On Wed, Sep 24, 2025 at 11:28:04AM -0700, Cong Wang wrote:
> On Wed, Sep 24, 2025 at 5:51 AM Stefan Hajnoczi <stefanha@...hat.com> wrote:
> >
> > On Wed, Sep 24, 2025 at 01:38:31PM +0200, David Hildenbrand wrote:
> > > > >
> > > > > Two more points:
> > > > >
> > > > > 1) Security lockdown. Security lockdown transforms multikernel from
> > > > > "0-day means total compromise" to "0-day means single workload
> > > > > compromise with rapid recovery." This is still a significant improvement
> > > > > over containers where a single kernel 0-day compromises everything
> > > > > simultaneously.
> > > >
> > > > I don't follow.
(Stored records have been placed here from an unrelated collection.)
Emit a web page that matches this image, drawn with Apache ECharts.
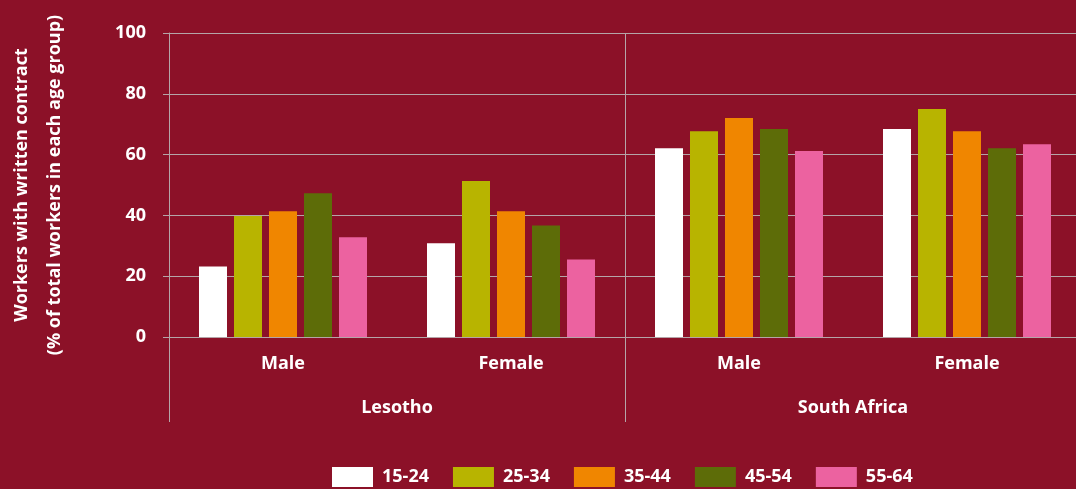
<!DOCTYPE html>
<html>
<head>
<meta charset="utf-8">
<style>
  html, body { margin: 0; padding: 0; background: #8c1128; }
  #chart { width: 1076px; height: 489px; }
</style>
<script src="https://cdn.jsdelivr.net/npm/echarts@6/dist/echarts.min.js"></script>
</head>
<body>
<div id="chart"></div>
<script>
const sexCategories = ['Male', 'Female', 'Male', 'Female'];
const countryCategories = ['Lesotho', 'South Africa'];
const ageGroups = ['15-24', '25-34', '35-44', '45-54', '55-64'];
const age15_24 = [23.2, 30.8, 62.1, 68.4];
const age25_34 = [39.8, 51.3, 67.7, 75.0];
const age35_44 = [41.4, 41.4, 72.0, 67.7];
const age45_54 = [47.3, 36.7, 68.4, 62.1];
const age55_64 = [32.8, 25.5, 61.2, 63.4];
const yTicks = { min: 0, max: 100, interval: 20 };

const colors = ['#ffffff', '#b8b400', '#f08600', '#5d6c08', '#ec62a0'];
const seriesValues = [age15_24, age25_34, age35_44, age45_54, age55_64];
const gridColor = '#b5a5a8';
const FONT = 'Open Sans';

const chart = echarts.init(document.getElementById('chart'));
chart.setOption({
  backgroundColor: '#8c1128',
  animation: false,
  textStyle: { fontFamily: FONT },
  color: colors,
  grid: { left: 169, top: 33, width: 912, height: 304, containLabel: false, outerBoundsMode: 'none' },
  legend: {
    left: 332, top: 467, padding: 0,
    itemWidth: 41, itemHeight: 20, itemGap: 24,
    icon: 'rect',
    textStyle: { color: '#ffffff', fontSize: 18, fontWeight: 'bold', fontFamily: FONT, padding: [0, 0, 0, 4] },
    data: ageGroups
  },
  xAxis: [
    {
      type: 'category',
      data: sexCategories,
      position: 'bottom',
      axisLine: { show: true, lineStyle: { color: gridColor, width: 1 } },
      axisTick: { show: false },
      axisLabel: { color: '#ffffff', fontSize: 18, fontWeight: 'bold', fontFamily: FONT, margin: 18 },
      splitLine: { show: false }
    },
    {
      type: 'category',
      data: countryCategories,
      position: 'bottom',
      axisLine: { show: false },
      axisTick: { show: true, length: 85, interval: 0, lineStyle: { color: gridColor, width: 1 } },
      axisLabel: { color: '#ffffff', fontSize: 18, fontWeight: 'bold', fontFamily: FONT, margin: 62 },
      splitLine: { show: true, interval: 0, lineStyle: { color: gridColor, width: 1 } }
    }
  ],
  yAxis: {
    type: 'value',
    min: yTicks.min, max: yTicks.max, interval: yTicks.interval,
    name: 'Workers with written contract\n(% of total workers in each age group)',
    nameLocation: 'middle',
    nameRotate: 90,
    nameGap: 98,
    nameTextStyle: { color: '#ffffff', fontSize: 18, fontWeight: 'bold', fontFamily: FONT, lineHeight: 33, align: 'center' },
    axisLine: { show: true, lineStyle: { color: gridColor, width: 1 } },
    axisTick: { show: true, length: 6, lineStyle: { color: gridColor, width: 1 } },
    axisLabel: { color: '#ffffff', fontSize: 18, fontWeight: 'bold', fontFamily: FONT, margin: 23 },
    splitLine: { show: true, lineStyle: { color: gridColor, width: 1 } }
  },
  series: ageGroups.map((name, i) => ({
    name: name,
    type: 'bar',
    xAxisIndex: 0,
    data: seriesValues[i],
    barWidth: 28,
    barGap: '25%',
    itemStyle: { color: colors[i] }
  }))
});
</script>
</body>
</html>
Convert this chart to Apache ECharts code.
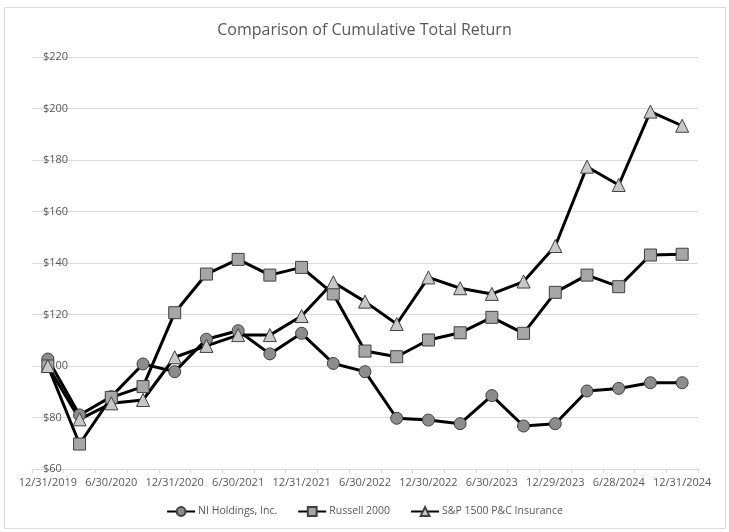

My understanding is that multikernel currently does not
> > > > prevent spawned kernels from affecting each other, so a kernel 0-day in
> > > > multikernel still compromises everything?
> > >
> > > I would assume that if there is no enforced isolation by the hardware (e.g.,
> > > virtualization, including partitioning hypervisors like jailhouse, pkvm etc)
> > > nothing would stop a kernel A to access memory assigned to kernel B.
> > >
> > > And of course, memory is just one of the resources that would not be
> > > properly isolated.
> > >
> > > Not sure if encrypting memory per kernel would really allow to not let other
> > > kernels still damage such kernels.
> > >
> > > Also, what stops a kernel to just reboot the whole machine? Happy to learn
> > > how that will be handled such that there is proper isolation.
> >
> > The reason I've been asking about the fault isolation and security
> > statements in the cover letter is because it's unclear:
> > 1. What is implemented today in multikernel.
> > 2. What is on the roadmap for multikernel.
> > 3. What is out of scope for multikernel.
> >
> > Cong: Can you clarify this? If the answer is that fault isolation and
> > security are out of scope, then this discussion can be skipped.
> 
> It is my pleasure. The email is too narrow, therefore I wrote a
> complete document for you:
> https://docs.google.com/document/d/1yneO6O6C_z0Lh3A2QyT8XsH7ZrQ7-naGQT-rpdjWa_g/edit?usp=sharing
> 
> I hope it answers all of the above questions and provides a clear
> big picture. If not, please let me know.
> 
> (If you need edit permission for the above document, please just
> request, I will approve.)

Thanks, that gives a nice overview!

I/O Resource Allocation part will be interesting. Restructuring existing
device drivers to allow spawned kernels to use specific hardware queues
could be a lot of work and very device-specific. I guess a small set of
devices can be supported initially and then it can grow over time.

This also reminds me of VFIO/mdev devices, which would be another
solution to the same problem, but equally device-specific and also a lot
of work to implement the devices that spawned kernels see.

Anyway, I look forward to seeing how this develops.